There are two hyperparameters in ARIMA models:
- p: the number of lagged variances included in the model
- q: the number of lagged residuals included in the model
ARIMA-GARCH models combine the strengths of both ARIMA and GARCH models to provide a comprehensive approach to time series forecasting. The ARIMA component focuses on modeling the mean or trend of the time series, capturing the linear relationships and dependencies in the data. Meanwhile, the GARCH component models the volatility or variance, accounting for periods of changing volatility and clustering of variance over time. This dual approach aids investors in making more informed decisions by understanding both expected price movements and the risk associated with those movements.
ARIMA-GARCH models use all the hyperparamters of ARIMA and GARCH models.
Unlike with LSTMs, ARIMA-GARCH models can read time series data as is, so no pre-processing was required. First, we fit an ARIMA model to forecast the mean NVDA price. Although hyperparamters can be tuned using partial autocorrelation plots, we opted to use a systematic grid search which searched for the lowest mean squared error. This experiment revealed that the ARIMA model should include 1 lag observation (consider only yesterday's price), 1 difference, an a 2 day moving average window. This resulted in an ARIMA model with all parameters being statistially significant at the 0.01 confidence level. Second, we fit a GARCH model on the residuals of the ARIMA model to predict their volatility. Once again, we used a grid search for hyperparamter tuning and found that the best model includes 2 lagged variances and 2 lagged residuals.
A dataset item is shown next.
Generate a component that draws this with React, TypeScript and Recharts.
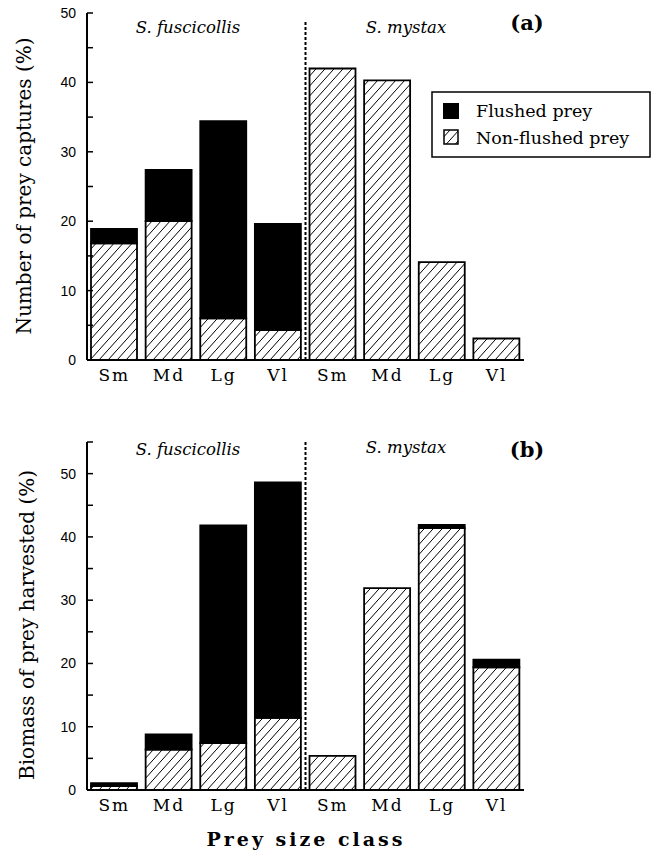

Finally, we defined the ARIMA-GARCH prediction as the confidence interval centered around the ARIMA prediction and deviating by the square root of the GARCH prediction.
Initial results once again showed poor out-of-sample performance. In this case, in the long run, the model is predicting each price to be the same as the day before, while the potential volatility grows. Obviously, this is not useful to investors.
However, if we train the model on every observation before the day we want to predict, we achieve much better results. In this case, the out of sample performance is limited to one day, which results in a greater accuracy. Indeed, we see that the true price of NVDA is almost always in the band predicted by the ARIMA-GARCH model.
We can examine the performance more closely by analyzing the most recent two weeks' predictions. We see that, although there are times when NVDA is outside of the predicted range, the predictions are very close to the true values.
This study builds two forecasting tools to predict the next day price of NVDA: an LSTM neural network and an ARIMA-GARCH model. Both models fail to perform well on out-of-sample data. The LSTM model naively predicts that the price will not exceed the highest price it has seen, while the ARIMA-GARCH model predicts the price will converge to one value on average, while its volatility will increase indefinitely. However, with enhanced data visibility, the ARIMA-GARCH model is able to produce next-day predictions that capture the true price of NVDA with excellent accuracy. A well-predicted mean price with the additional bands that GARCH offers create a baseline for traders to consider while investing.